Concerning bonds, the guidance stated that the amount of security and the terms under which it is required to be given must enable the planning authority, without cost to itself, to complete the necessary services, including roads, footpaths, water mains, sewers, lighting and open spaces, to a satisfactory standard in the event of default by the developer. It was also stated that the condition must require that the lodgement of the security be coupled with an agreement that would empower the planning authority to realise the amount of the security and that the bond must be of sufficient duration to allow time to inspect the development after the expiration of permission and still call it a bond if necessary.

Section 35 of the Planning and Development Act 2000 introduced the concept of the refusal of planning permission because of the applicant's non-compliance with a previous planning permission, but this refusal was subject to the consent of the High Court. The Planning and Development (Strategic Infrastructure) Act 2006 amended this provision by reversing the burden of proof. Now, the planning authority can refuse permission in such a case and the planning applicant must apply to the High Court if he or she wants to have that decision reversed.

I am broadening and strengthening the circumstances under which a planning authority can refuse planning permission to include instances in which an applicant has carried out an unauthorised substantial development or has been convicted of any offence under the planning Acts. I am confident that this provision will facilitate the greater use of section 35 by the planning authorities which should make for a culture of greater compliance with the planning controls.
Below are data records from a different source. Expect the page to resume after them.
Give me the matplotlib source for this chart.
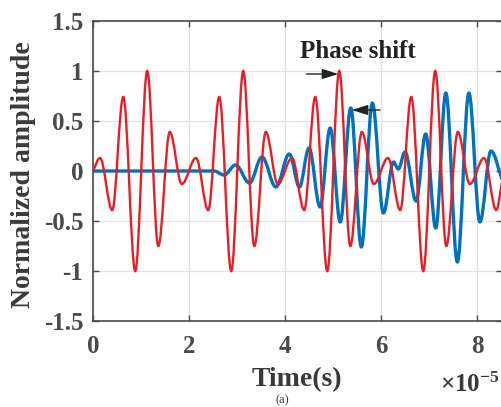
import numpy as np
import matplotlib
matplotlib.use("Agg")
import matplotlib.pyplot as plt
from matplotlib.path import Path
from matplotlib.patches import PathPatch

plt.rcParams["font.family"] = "Liberation Serif"
plt.rcParams["font.weight"] = "bold"
plt.rcParams["mathtext.fontset"] = "custom"
plt.rcParams["mathtext.rm"] = "Liberation Serif"
plt.rcParams["mathtext.it"] = "Liberation Serif:italic"
plt.rcParams["mathtext.bf"] = "Liberation Serif:bold"

# 読み取り値: 極値 (時刻 [x1e-5 s], 正規化振幅)
red_t = [0, 0.146, 0.40, 0.63, 0.88, 1.13, 1.36, 1.60, 1.85,
         2.146, 2.40, 2.63, 2.88, 3.13, 3.36, 3.60, 3.85,
         4.146, 4.40, 4.63, 4.88, 5.13, 5.36, 5.60, 5.85,
         6.146, 6.40, 6.63, 6.88, 7.13, 7.36, 7.60, 7.85,
         8.146, 8.40, 8.52]
red_v = [0, 0.13, -0.39, 0.74, -1.0, 1.0, -0.75, 0.39, -0.13,
         0.13, -0.39, 0.74, -1.0, 1.0, -0.75, 0.39, -0.13,
         0.13, -0.39, 0.74, -1.0, 1.0, -0.75, 0.39, -0.13,
         0.13, -0.39, 0.74, -1.0, 1.0, -0.75, 0.39, -0.13,
         0.13, -0.39, -0.12]

blue_t = [0, 2.52, 2.73, 2.97, 3.26, 3.52, 3.81, 4.09, 4.30, 4.50, 4.73,
          4.94, 5.15, 5.37, 5.59, 5.82, 6.05, 6.26, 6.36, 6.50, 6.73,
          6.93, 7.14, 7.35, 7.59, 7.83, 8.06, 8.29, 8.52]
blue_v = [0, 0, -0.04, 0.06, -0.12, 0.14, -0.16, 0.17, -0.16, 0.23, -0.36,
          0.43, -0.51, 0.63, -0.76, 0.68, -0.42, 0.09, 0.02, 0.19, -0.30,
          0.37, -0.57, 0.78, -0.91, 0.78, -0.51, 0.20, -0.08]

x_ticks = [0, 2, 4, 6, 8]
y_ticks = [-1.5, -1, -0.5, 0, 0.5, 1, 1.5]
y_ticklabels = ["-1.5", "-1", "-0.5", "0", "0.5", "1", "1.5"]

AX_COL = "#4a4a4a"


def smooth_path(ts, vs, k=0.36):
    """極値間を水平接線の3次ベジェで結ぶ (両端は弦方向)."""
    verts = [(ts[0], vs[0])]
    codes = [Path.MOVETO]
    n = len(ts)
    for i in range(n - 1):
        t0, v0, t1, v1 = ts[i], vs[i], ts[i + 1], vs[i + 1]
        dt = t1 - t0
        c0v = v0 if i > 0 else v0 + k * (v1 - v0)
        c1v = v1 if i + 1 < n - 1 else v1 - k * (v1 - v0)
        verts += [(t0 + k * dt, c0v), (t1 - k * dt, c1v), (t1, v1)]
        codes += [Path.CURVE4] * 3
    return Path(verts, codes)


fig = plt.figure(figsize=(5.01, 4.07), dpi=100)
ax = fig.add_axes([93 / 501, 1 - 321 / 407, 409 / 501, 300 / 407])
ax.set_xlim(0, 8.52)
ax.set_ylim(-1.5, 1.5)

ax.add_patch(PathPatch(smooth_path(blue_t, blue_v), fill=False,
                       edgecolor="#0072BD", lw=2.4, capstyle="round",
                       joinstyle="round", zorder=2))
ax.add_patch(PathPatch(smooth_path(red_t, red_v), fill=False,
                       edgecolor="#EC1C24", lw=1.7, zorder=3))

ax.set_xticks(x_ticks)
ax.set_yticks(y_ticks)
ax.set_yticklabels(y_ticklabels)
ax.grid(True, color="#e3e3e3", lw=0.9)
ax.set_axisbelow(True)
ax.tick_params(direction="in", length=4, width=1, top=True, right=True,
               labelsize=18, colors=AX_COL)
ax.tick_params(axis="x", pad=10)
ax.tick_params(axis="y", pad=7)
for s in ax.spines.values():
    s.set_color(AX_COL)
    s.set_linewidth(1.2)

# 注釈
ax.text(4.31, 1.13, "Phase shift", fontsize=18, color="#222222",
        ha="left", va="baseline")
arrow = dict(arrowstyle="-|>,head_length=0.7,head_width=0.22",
             color="#222222", lw=1.0, shrinkA=0, shrinkB=0, mutation_scale=14)
ax.annotate("", xy=(5.11, 0.97), xytext=(4.45, 0.97), arrowprops=arrow)
ax.annotate("", xy=(5.39, 0.61), xytext=(5.98, 0.61), arrowprops=arrow)

fig.text(24 / 501, 1 - 175 / 407, "Normalized amplitude", rotation=90,
         fontsize=20, color="#3a3a3a", ha="center", va="center")
fig.text(297 / 501, 1 - 380 / 407, "Time(s)", fontsize=20, color="#3a3a3a",
         ha="center", va="center")
fig.text(500 / 501, 1 - 392 / 407, r"$\times10^{-5}$", fontsize=18,
         color="#3a3a3a", ha="right", va="baseline")
fig.text(282 / 501, 1 - 406 / 407, "(a)", fontsize=9, color="#3a3a3a",
         fontweight="normal", ha="center", va="bottom")

fig.savefig("out.png", dpi=100)
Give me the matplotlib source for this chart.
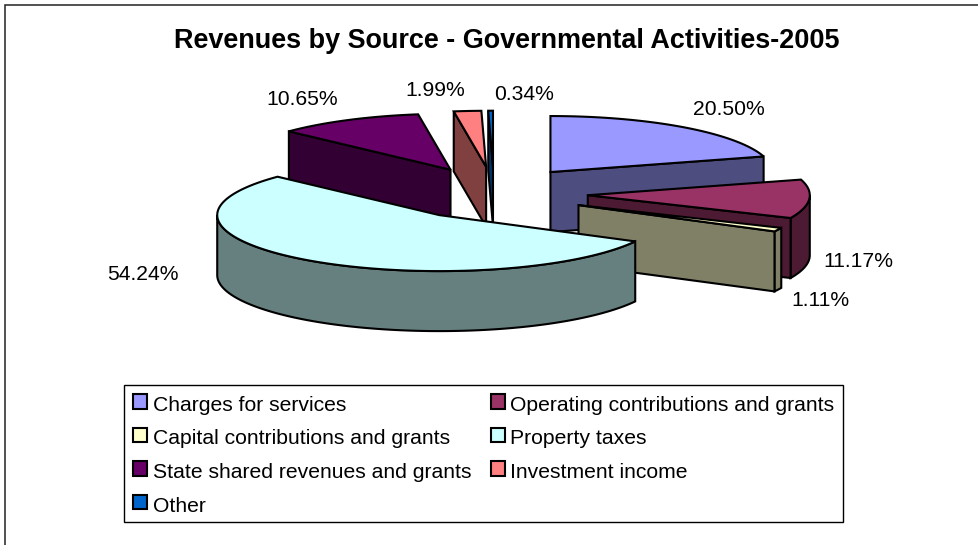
import numpy as np
import matplotlib
matplotlib.use("Agg")
import matplotlib.pyplot as plt
from matplotlib.patches import Patch, Polygon

plt.rcParams['font.family'] = ['Liberation Sans', 'DejaVu Sans']

title = "Revenues by Source - Governmental Activities-2005"

# slices, clockwise from 12 o'clock
categories = ["Charges for services", "Operating contributions and grants",
              "Capital contributions and grants", "Property taxes",
              "State shared revenues and grants", "Investment income", "Other"]
values = [20.50, 11.17, 1.11, 54.24, 10.65, 1.99, 0.34]
top_colors = ["#9999FF", "#993366", "#FFFFCC", "#CCFFFF", "#660066", "#FF8080", "#0066CC"]
side_colors = ["#4D4D80", "#4D1A33", "#808066", "#668080", "#330033", "#804040", "#003366"]

# where each percent label sits
label_pos = [(729, 109.5), (858, 261.5), (820, 300.5), (143, 274.5), (302, 99.5), (435, 90.5), (524, 94.5)]

# pie geometry in pixels
CX, CY = 494, 193.4
RX, RY = 222, 56
EXPLODE_X, EXPLODE_Y = 94, 26.7
DEPTH = 60
LW = 1.5

fig = plt.figure(figsize=(9.79, 5.45), dpi=100)
ax = fig.add_axes([0, 0, 1, 1])
ax.set_xlim(0, 979)
ax.set_ylim(545, 0)
ax.axis("off")

# chart border, only left and top show in the original
ax.plot([5, 5, 979], [545, 5, 5], color="#222222", lw=1.1, solid_joinstyle="miter", zorder=0)


def rim(cx, cy, a, b):
    t = np.radians(np.linspace(a, b, max(int(abs(b - a)) * 2, 2)))
    return np.column_stack([cx + RX * np.sin(t), cy - RY * np.cos(t)])


def draw_slice(i, a, b, z):
    mid = np.radians((a + b) / 2)
    cx = CX + EXPLODE_X * np.sin(mid)
    cy = CY - EXPLODE_Y * np.cos(mid)
    apex = np.array([cx, cy])
    drop = np.array([0, DEPTH])
    style = dict(ec="black", lw=LW, joinstyle="miter", zorder=z)

    # outer wall, only the part facing the viewer
    lo, hi = max(a, 90), min(b, 270)
    if lo < hi:
        arc = rim(cx, cy, lo, hi)
        ax.add_patch(Polygon(np.vstack([arc, arc[::-1] + drop]), fc=side_colors[i], **style))
    # cut faces
    if np.sin(np.radians(a)) < -1e-6:
        p = rim(cx, cy, a, a + 0.01)[0]
        ax.add_patch(Polygon([apex, p, p + drop, apex + drop], fc=side_colors[i], **style))
    if np.sin(np.radians(b)) > 1e-6:
        p = rim(cx, cy, b, b + 0.01)[0]
        ax.add_patch(Polygon([apex, p, p + drop, apex + drop], fc=side_colors[i], **style))
    ax.add_patch(Polygon(np.vstack([apex, rim(cx, cy, a, b)]), fc=top_colors[i], **style))


edges = np.concatenate([[0], np.cumsum(values)]) * 3.6 / sum(values) * 100
# back to front
for z, i in enumerate([6, 5, 4, 0, 1, 2, 3]):
    draw_slice(i, edges[i], edges[i + 1], z + 1)

for v, (x, y) in zip(values, label_pos):
    ax.text(x, y, f"{v:.2f}%", ha="center", va="center", fontsize=15.2, color="black", zorder=20)

ax.text(507, 40.5, title, ha="center", va="center", fontsize=19.45, fontweight="bold", zorder=20)

# legend fills row by row in the original, matplotlib goes by column
order = [0, 2, 4, 6, 1, 3, 5]
handles = [Patch(fc=top_colors[i], ec="black", lw=LW) for i in order]
leg = ax.legend(handles, [categories[i] for i in order], ncol=2,
                loc="upper left", bbox_to_anchor=(124 / 979, 1 - 385 / 545),
                fontsize=15.2, frameon=True, fancybox=False, edgecolor="black",
                framealpha=1, borderaxespad=0, borderpad=0.42, labelspacing=0.69,
                handlelength=0.66, handleheight=0.68, handletextpad=0.28, columnspacing=0.92)
leg.get_frame().set_linewidth(1.0)
leg.set_zorder(20)
# nudge legend text down a little, frame stays put
for t in leg.get_texts():
    t.set_y(-2)

fig.savefig("out.png", dpi=100)
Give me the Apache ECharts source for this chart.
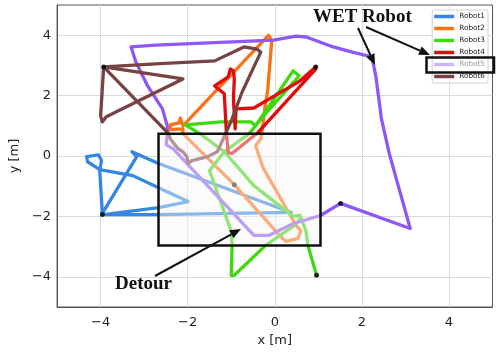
<!DOCTYPE html>
<html>
<head>
<meta charset="utf-8">
<script src="https://cdn.jsdelivr.net/npm/echarts@6/dist/echarts.min.js"></script>
<style>
  html, body { margin: 0; padding: 0; background: #fff; }
  #chart { width: 498px; height: 352px; }
</style>
</head>
<body>
<div id="chart"></div>
<script>
// 机器人名称与颜色
const robotNames = ['Robot1', 'Robot2', 'Robot3', 'Robot4', 'Robot5', 'Robot6']
const robotColors = ['#3486e2', '#fd7215', '#3ed80e', '#e10b0b', '#8f57f7', '#7a4343']

// 轨迹 [x, y]，单位 m，第一个点为起点
const robot1 = [
  [-3.96, -1.94], [-2.67, -1.94], [0.38, -1.87], [-2.67, -0.25], [-3.28, 0.14],
  [-3.17, -0.02], [-3.96, -1.90], [-4.02, -0.49], [-3.98, -0.15], [-4.05, 0.04],
  [-4.32, -0.02], [-4.30, -0.19], [-4.02, -0.45], [-3.26, -0.65], [-2.67, -1.05],
  [-1.99, -1.51], [-2.67, -1.71], [-3.93, -1.94]
]
const robot2 = [
  [-0.93, -0.95], [0.13, -2.66], [0.26, -2.83], [0.53, -2.73], [0.60, -2.47],
  [0.49, -2.30], [-0.26, -0.42], [-0.44, 0.34], [-0.32, 0.57], [-0.30, 0.74],
  [-0.23, 1.56], [-0.16, 2.22], [-0.07, 3.81], [-0.14, 4.00], [-2.11, 1.00],
  [-2.17, 1.26], [-2.20, 1.10], [-2.40, 1.03], [-2.40, 0.87], [-2.11, 0.90],
  [-2.11, 0.74], [-0.93, -0.95]
]
const robot3 = [
  [0.96, -3.95], [0.76, -2.96], [0.72, -2.50], [0.58, -1.97], [0.42, -2.00],
  [-0.48, -0.98], [-1.16, 0.14], [-1.72, 0.74], [-2.06, 1.03], [-1.23, 1.13],
  [-0.55, 1.13], [-0.44, 1.00], [0.42, 2.82], [0.56, 2.65], [-0.21, 1.40],
  [-0.59, 0.74], [-1.16, 0.14], [-1.50, -0.49], [-1.45, -0.68], [-1.00, -2.50],
  [-0.98, -2.96], [-1.00, -3.95], [-0.93, -3.95], [-0.21, -2.96], [0.42, -2.33],
  [0.60, -2.07]
]
const robot4 = [
  [0.94, 2.95], [0.58, 2.49], [-0.48, 1.59], [-0.89, 1.56], [-0.91, 0.90],
  [-0.95, 1.89], [-0.93, 2.55], [-0.95, 2.82], [-1.02, 2.88], [-1.07, 2.62],
  [-1.38, 2.32], [-1.16, 2.06], [-1.11, 0.74], [-1.07, 0.11], [-0.98, 0.08],
  [-0.48, 0.67], [-0.41, 0.74], [0.94, 2.88]
]
const robot5 = [
  [1.51, -1.57], [3.11, -2.40], [2.63, 0.08], [2.45, 1.23], [2.39, 1.89],
  [2.32, 2.65], [2.23, 3.28], [1.78, 3.44], [1.28, 3.64], [0.72, 3.94],
  [0.49, 3.97], [-0.03, 3.84], [-2.74, 3.67], [-3.30, 3.61], [-3.19, 3.11],
  [-2.92, 2.32], [-2.58, 1.56], [-2.47, 1.00], [-2.47, 0.74], [-2.49, 0.37],
  [-2.33, 0.24], [-0.48, -2.63], [-0.14, -2.63], [0.44, -2.23], [1.05, -1.97],
  [1.51, -1.57]
]
const robot6 = [
  [-3.93, 2.95], [-2.74, 3.05], [-1.38, 3.15], [-0.71, 3.61], [-0.41, 3.54],
  [-0.32, 3.44], [-0.48, 2.95], [-0.75, 2.12], [-0.98, 1.23], [-1.13, 0.74],
  [-1.32, 0.14], [-1.54, -0.02], [-1.90, -0.15], [-1.99, -0.25], [-2.02, -0.02],
  [-2.11, 0.14], [-2.22, 0.24], [-2.40, 0.57], [-2.44, 0.74], [-3.93, 2.95],
  [-2.11, 2.55], [-3.87, 1.30], [-3.96, 1.13], [-4.00, 1.33], [-3.93, 2.95]
]
const robotPaths = [robot1, robot2, robot3, robot4, robot5, robot6]

// 绕行区域 [xmin, ymin, xmax, ymax]
const detourBox = [-2.67, -2.96, 1.05, 0.74]

// 坐标轴刻度
const tickValues = [-4, -2, 0, 2, 4]

const mChart = echarts.init(document.getElementById('chart'))

const fmt = (v) => (tickValues.includes(v) ? String(v).replace('-', '\u2212') : '')

// 箭头（注释用，像素坐标）
const arrow = (x1, y1, x2, y2) => {
  const a = Math.atan2(y2 - y1, x2 - x1)
  const L = 11
  const W = 4.5
  const bx = x2 - L * Math.cos(a)
  const by = y2 - L * Math.sin(a)
  return [
    {
      type: 'line',
      z: 100,
      shape: { x1, y1, x2: bx, y2: by },
      style: { stroke: '#111', lineWidth: 2 }
    },
    {
      type: 'polygon',
      z: 100,
      shape: {
        points: [
          [x2, y2],
          [bx + W * Math.sin(a), by - W * Math.cos(a)],
          [bx - W * Math.sin(a), by + W * Math.cos(a)]
        ]
      },
      style: { fill: '#111' }
    }
  ]
}

const axisCommon = {
  type: 'value',
  min: -5,
  max: 5,
  interval: 1,
  nameLocation: 'middle',
  nameTextStyle: { fontFamily: 'DejaVu Sans', fontSize: 13, color: '#222' },
  axisLine: { show: true, onZero: false, lineStyle: { color: '#555', width: 1 } },
  axisTick: { show: false },
  axisLabel: { formatter: fmt, fontFamily: 'DejaVu Sans', fontSize: 13, color: '#222' },
  splitLine: {
    show: true,
    lineStyle: { color: ['rgba(0,0,0,0)', '#d6dddd'], width: 1 }
  }
}

const series = robotPaths.map((path, i) => ({
  name: robotNames[i],
  type: 'line',
  data: path,
  symbol: 'none',
  z: 2,
  color: robotColors[i],
  lineStyle: { width: 3.3, color: robotColors[i], cap: 'round', join: 'round' }
}))

// 起点
series.push({
  type: 'scatter',
  data: robotPaths.map((p) => p[0]),
  symbolSize: 5,
  itemStyle: { color: '#000' },
  z: 3,
  silent: true
})

// 绕行区域：半透明白色覆盖在轨迹上
series.push({
  type: 'custom',
  z: 5,
  silent: true,
  data: [detourBox],
  renderItem: (params, api) => {
    const p0 = api.coord([api.value(0), api.value(3)])
    const p1 = api.coord([api.value(2), api.value(1)])
    return {
      type: 'rect',
      shape: { x: p0[0], y: p0[1], width: p1[0] - p0[0], height: p1[1] - p0[1] },
      style: { fill: 'rgba(246,246,246,0.45)', stroke: '#111', lineWidth: 2.5 }
    }
  }
})

const options = {
  animation: false,
  grid: { left: 50, right: 5.5, top: 5, bottom: 45, show: true, borderColor: '#555', borderWidth: 1 },
  xAxis: { ...axisCommon, name: 'x [m]', nameGap: 25, axisLabel: { ...axisCommon.axisLabel, margin: 9 } },
  yAxis: { ...axisCommon, name: 'y [m]', nameGap: 35, axisLabel: { ...axisCommon.axisLabel, margin: 6 } },
  legend: {
    orient: 'vertical',
    right: 10,
    top: 10,
    icon: 'rect',
    itemWidth: 20,
    itemHeight: 3.5,
    itemGap: 5,
    padding: [3, 3, 3, 2],
    backgroundColor: 'rgba(255,255,255,0.85)',
    borderColor: '#d0d0d0',
    borderWidth: 1,
    borderRadius: 2,
    textStyle: { fontFamily: 'DejaVu Sans', fontSize: 7.3, color: '#222' },
    data: robotNames.map((n) =>
      n === 'Robot5'
        ? { name: n, itemStyle: { color: '#cdb6f7' }, textStyle: { color: '#9a9a9a' } }
        : n
    )
  },
  series,
  graphic: [
    {
      type: 'text',
      z: 100,
      left: 313,
      top: 8,
      style: { text: 'WET Robot', font: 'bold 19px "Liberation Serif"', fill: '#111' }
    },
    ...arrow(358, 28, 375, 65),
    ...arrow(366, 27, 430, 55),
    {
      type: 'rect',
      z: 100,
      shape: { x: 426.5, y: 57.5, width: 67.5, height: 15 },
      style: { fill: 'none', stroke: '#111', lineWidth: 2.5 }
    },
    {
      type: 'text',
      z: 100,
      left: 115,
      top: 275,
      style: { text: 'Detour', font: 'bold 19px "Liberation Serif"', fill: '#111' }
    },
    ...arrow(155, 276, 241, 229)
  ]
}

mChart.setOption(options)
window.addEventListener('resize', () => {
  mChart.resize()
})
</script>
</body>
</html>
Senator Cummins highlighted the issue of vehicles being used to display advertising on roadsides. If a vehicle is left in one location for long periods and is in use as an unauthorised advertising structure, it is difficult to see why it should be exempt from planning enforcement. The erection of unauthorised advertising structures other than road traffic signs is regulated, as the Senator should know. A licence is issued under section 254 of the Planning and Development Act 2000 for a structure on, under, over or along a public road. Planning permission under section 34 of the 2000 Act is required for signage on private property. My Department is preparing statutory guidance with the Department of Transport and the National Roads Authority, NRA. It is intended that the issue of road signage and the practice of parking large truck trailers off the road as a means of advertising hauliers will be addressed in these guidelines which I hope to issue in draft form for public consultation early next year.

A number of Senators referred to the national spatial strategy which is designed as a 20-year strategic document and has been endorsed by the Government. In the context of the Bill, the ongoing review of the regional planning guidelines, which translate the strategy's principles into concrete objectives and have been adopted by each regional authority, will have a major influence on how future development plans are drafted, thus improving local and regional responsibility and accountability for ensuring all parts of the country develop in a sustainable manner.

The issue of what constitutes a draft development plan was raised by Senator Walsh, for whose contribution I was in attendance. The short answer is that the manager is tasked with preparing the draft plan in accordance with any directions given to him or her by the council. The council is free to make any amendments to the draft which then goes on public display.

I am greatly encouraged by the generally supportive and constructive contributions by Members on Second Stage and I look forward to dealing with the detail of the Bill on Committee Stage. I thank Senators for their contributions.